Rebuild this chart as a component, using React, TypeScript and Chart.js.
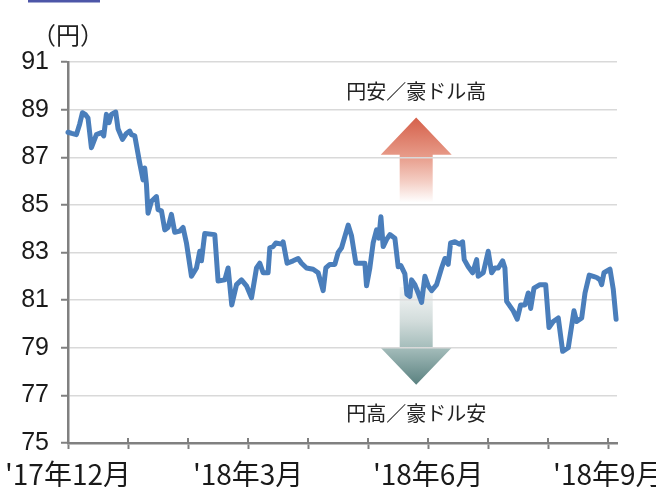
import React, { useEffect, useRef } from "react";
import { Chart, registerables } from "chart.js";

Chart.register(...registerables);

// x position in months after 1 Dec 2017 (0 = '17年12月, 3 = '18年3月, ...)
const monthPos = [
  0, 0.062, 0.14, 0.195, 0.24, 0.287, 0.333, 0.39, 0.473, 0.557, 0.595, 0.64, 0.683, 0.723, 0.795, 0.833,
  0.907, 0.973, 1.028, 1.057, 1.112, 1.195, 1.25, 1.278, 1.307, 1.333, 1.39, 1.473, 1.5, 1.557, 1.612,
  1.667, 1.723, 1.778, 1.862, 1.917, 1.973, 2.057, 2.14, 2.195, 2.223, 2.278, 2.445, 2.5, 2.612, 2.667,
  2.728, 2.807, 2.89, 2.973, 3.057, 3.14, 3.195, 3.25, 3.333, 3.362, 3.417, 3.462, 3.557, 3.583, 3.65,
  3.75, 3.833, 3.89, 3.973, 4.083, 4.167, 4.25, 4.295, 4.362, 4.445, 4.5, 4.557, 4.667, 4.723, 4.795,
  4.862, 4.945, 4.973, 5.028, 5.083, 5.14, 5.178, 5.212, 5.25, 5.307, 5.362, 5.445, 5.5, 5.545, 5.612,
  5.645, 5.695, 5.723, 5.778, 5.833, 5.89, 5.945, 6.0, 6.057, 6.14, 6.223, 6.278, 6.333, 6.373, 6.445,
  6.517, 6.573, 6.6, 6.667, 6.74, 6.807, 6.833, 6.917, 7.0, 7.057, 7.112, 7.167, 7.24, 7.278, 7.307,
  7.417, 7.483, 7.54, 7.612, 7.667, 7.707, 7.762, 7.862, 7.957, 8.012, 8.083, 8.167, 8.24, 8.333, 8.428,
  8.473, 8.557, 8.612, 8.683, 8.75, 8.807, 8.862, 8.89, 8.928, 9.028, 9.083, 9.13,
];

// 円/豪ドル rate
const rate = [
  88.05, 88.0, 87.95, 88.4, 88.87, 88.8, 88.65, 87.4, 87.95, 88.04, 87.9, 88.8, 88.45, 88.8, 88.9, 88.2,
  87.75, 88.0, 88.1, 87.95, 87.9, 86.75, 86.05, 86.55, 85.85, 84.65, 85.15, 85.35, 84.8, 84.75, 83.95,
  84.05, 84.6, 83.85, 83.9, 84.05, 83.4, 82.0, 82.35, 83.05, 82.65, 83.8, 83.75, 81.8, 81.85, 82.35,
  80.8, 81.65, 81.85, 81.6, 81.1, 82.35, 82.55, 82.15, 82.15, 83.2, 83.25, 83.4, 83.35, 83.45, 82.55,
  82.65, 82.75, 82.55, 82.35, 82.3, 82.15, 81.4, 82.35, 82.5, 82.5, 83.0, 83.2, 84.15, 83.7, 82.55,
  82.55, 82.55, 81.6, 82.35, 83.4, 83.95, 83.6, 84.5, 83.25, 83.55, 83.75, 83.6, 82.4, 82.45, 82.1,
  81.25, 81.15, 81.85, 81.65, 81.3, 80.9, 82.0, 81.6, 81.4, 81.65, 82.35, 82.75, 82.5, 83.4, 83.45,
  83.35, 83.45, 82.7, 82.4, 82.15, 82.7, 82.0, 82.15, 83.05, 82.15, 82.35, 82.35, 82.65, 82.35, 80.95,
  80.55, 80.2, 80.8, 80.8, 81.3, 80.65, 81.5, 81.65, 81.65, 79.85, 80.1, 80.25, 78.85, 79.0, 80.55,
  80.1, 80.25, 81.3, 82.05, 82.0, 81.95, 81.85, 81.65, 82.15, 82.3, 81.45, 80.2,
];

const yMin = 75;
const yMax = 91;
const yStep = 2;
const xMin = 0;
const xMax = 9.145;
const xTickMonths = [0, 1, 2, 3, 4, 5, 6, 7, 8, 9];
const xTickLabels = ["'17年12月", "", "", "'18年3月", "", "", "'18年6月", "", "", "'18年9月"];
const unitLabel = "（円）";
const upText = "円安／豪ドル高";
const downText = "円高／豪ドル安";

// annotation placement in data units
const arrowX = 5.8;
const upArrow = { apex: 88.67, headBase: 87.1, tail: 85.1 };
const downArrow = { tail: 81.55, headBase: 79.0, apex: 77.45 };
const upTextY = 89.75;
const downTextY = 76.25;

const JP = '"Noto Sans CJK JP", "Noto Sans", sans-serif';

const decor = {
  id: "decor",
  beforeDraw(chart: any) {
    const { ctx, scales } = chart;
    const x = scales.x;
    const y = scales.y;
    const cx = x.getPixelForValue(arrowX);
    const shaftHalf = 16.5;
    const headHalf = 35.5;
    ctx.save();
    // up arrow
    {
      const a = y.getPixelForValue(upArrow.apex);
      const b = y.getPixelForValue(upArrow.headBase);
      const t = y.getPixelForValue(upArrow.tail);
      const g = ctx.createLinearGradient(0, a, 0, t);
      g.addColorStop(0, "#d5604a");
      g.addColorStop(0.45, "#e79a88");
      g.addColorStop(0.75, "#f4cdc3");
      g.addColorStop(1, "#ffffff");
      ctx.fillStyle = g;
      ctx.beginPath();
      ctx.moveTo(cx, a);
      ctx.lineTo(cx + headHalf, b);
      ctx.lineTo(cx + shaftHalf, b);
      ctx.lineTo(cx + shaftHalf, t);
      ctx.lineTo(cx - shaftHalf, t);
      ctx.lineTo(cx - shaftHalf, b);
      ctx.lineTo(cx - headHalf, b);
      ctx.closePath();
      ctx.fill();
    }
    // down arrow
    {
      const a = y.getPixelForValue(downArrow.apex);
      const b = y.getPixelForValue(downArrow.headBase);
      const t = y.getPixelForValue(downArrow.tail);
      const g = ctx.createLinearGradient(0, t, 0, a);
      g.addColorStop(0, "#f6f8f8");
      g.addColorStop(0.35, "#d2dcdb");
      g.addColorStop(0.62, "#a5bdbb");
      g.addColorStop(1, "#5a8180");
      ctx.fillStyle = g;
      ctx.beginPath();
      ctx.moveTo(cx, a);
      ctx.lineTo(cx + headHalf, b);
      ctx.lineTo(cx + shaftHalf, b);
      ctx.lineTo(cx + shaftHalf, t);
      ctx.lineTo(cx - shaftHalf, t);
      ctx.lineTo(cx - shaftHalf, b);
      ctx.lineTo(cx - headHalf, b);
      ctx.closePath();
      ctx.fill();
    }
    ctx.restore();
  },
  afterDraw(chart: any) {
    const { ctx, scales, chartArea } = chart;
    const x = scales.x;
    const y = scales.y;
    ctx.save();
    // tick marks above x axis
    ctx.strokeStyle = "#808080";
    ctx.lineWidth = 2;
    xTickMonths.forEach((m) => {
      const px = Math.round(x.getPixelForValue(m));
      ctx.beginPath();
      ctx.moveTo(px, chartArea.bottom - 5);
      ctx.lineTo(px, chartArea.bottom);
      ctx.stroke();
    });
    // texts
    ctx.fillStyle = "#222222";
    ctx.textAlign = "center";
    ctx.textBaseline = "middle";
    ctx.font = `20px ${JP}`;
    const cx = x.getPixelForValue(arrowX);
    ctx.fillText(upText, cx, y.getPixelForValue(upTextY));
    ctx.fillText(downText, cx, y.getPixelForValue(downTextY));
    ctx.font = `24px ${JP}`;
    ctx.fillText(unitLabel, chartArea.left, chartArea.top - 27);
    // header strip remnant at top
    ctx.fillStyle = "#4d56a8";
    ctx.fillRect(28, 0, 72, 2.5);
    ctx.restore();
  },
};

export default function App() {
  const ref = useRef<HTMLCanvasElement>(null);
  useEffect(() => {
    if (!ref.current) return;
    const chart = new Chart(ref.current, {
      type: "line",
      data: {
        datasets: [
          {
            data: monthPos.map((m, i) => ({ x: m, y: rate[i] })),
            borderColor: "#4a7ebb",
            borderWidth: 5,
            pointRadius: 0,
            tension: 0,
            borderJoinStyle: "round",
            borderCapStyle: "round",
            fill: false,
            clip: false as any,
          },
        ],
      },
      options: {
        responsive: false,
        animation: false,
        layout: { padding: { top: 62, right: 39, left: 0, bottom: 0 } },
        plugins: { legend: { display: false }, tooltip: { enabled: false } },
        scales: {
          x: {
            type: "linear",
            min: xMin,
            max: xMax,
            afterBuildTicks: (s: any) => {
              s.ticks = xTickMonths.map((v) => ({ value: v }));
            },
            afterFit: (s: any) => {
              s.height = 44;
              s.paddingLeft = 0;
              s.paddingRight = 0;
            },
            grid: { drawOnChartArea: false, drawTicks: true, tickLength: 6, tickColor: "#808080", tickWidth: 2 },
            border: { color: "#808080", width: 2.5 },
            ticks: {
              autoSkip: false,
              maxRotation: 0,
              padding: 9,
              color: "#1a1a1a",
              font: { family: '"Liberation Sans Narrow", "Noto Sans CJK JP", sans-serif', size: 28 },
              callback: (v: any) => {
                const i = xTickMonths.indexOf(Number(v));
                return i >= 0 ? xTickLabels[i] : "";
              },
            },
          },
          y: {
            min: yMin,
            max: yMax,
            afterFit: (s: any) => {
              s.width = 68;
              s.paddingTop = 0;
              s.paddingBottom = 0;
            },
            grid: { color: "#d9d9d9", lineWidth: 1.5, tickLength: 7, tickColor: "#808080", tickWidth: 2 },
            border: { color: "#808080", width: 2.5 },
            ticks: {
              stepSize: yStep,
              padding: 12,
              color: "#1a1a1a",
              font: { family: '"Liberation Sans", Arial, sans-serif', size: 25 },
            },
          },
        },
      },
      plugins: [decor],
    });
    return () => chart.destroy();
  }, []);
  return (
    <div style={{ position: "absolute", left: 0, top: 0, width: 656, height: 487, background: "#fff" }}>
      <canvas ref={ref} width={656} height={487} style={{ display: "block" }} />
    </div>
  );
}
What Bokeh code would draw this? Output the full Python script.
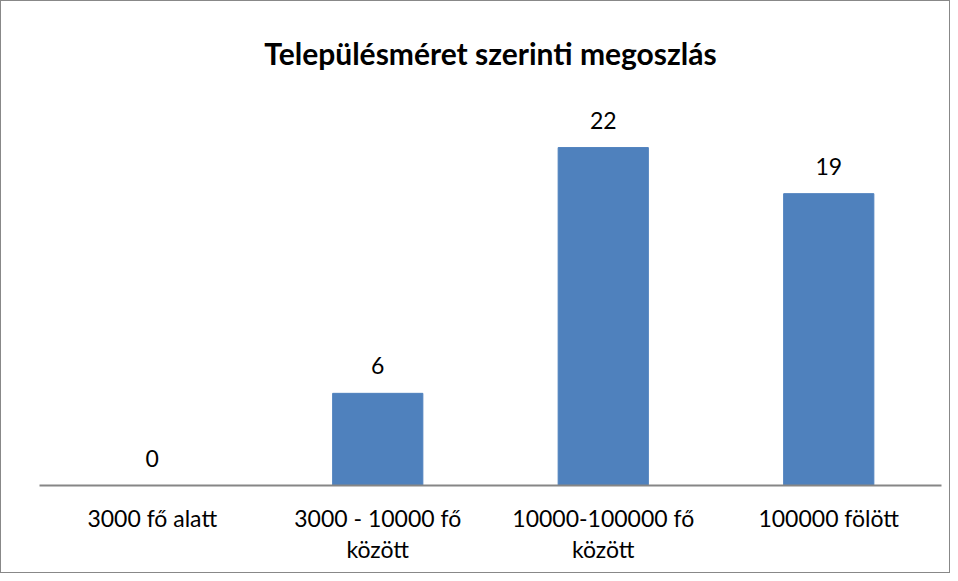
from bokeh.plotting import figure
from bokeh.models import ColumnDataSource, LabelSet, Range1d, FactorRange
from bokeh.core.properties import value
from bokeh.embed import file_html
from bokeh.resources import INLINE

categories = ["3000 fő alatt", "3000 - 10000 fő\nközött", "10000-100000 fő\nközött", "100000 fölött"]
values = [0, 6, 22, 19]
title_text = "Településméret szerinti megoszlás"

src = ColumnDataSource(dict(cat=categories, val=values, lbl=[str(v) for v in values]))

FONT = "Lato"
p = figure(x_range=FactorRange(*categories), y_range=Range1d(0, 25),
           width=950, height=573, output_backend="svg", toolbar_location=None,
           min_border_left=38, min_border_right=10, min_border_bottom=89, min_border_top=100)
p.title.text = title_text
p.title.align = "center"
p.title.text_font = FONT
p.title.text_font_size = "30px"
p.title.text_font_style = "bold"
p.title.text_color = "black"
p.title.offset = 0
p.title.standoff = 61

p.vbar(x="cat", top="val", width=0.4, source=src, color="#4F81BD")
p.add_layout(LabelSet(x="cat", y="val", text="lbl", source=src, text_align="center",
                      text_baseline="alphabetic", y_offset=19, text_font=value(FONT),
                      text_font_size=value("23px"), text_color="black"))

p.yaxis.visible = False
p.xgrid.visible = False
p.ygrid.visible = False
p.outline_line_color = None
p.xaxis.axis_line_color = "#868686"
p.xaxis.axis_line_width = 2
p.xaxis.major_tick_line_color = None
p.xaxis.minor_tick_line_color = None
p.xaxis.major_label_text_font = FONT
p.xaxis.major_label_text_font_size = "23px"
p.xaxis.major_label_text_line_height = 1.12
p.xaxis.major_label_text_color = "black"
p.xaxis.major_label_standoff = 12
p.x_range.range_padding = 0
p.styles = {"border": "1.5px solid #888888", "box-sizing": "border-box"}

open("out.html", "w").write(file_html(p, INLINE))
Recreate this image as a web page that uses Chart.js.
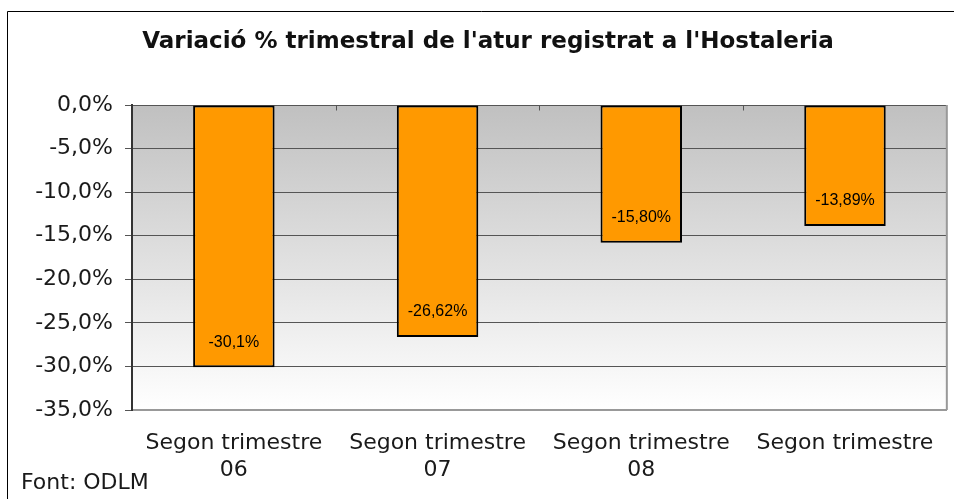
************
WHAT IS BEING ASKED> Begin with the line that contains "What Bokeh code", end with the line that contains "v in values]))", and set down every line in that range exactly as it stands, minus the pictures.

REPLY>
What Bokeh code would draw this? Output the full Python script.
from bokeh.plotting import figure
from bokeh.models import ColumnDataSource, LabelSet, Range1d, FactorRange
from bokeh.core.properties import value
from bokeh.embed import file_html
from bokeh.resources import INLINE

categories = ["3000 fő alatt", "3000 - 10000 fő\nközött", "10000-100000 fő\nközött", "100000 fölött"]
values = [0, 6, 22, 19]
title_text = "Településméret szerinti megoszlás"

src = ColumnDataSource(dict(cat=categories, val=values, lbl=[str(v) for v in values]))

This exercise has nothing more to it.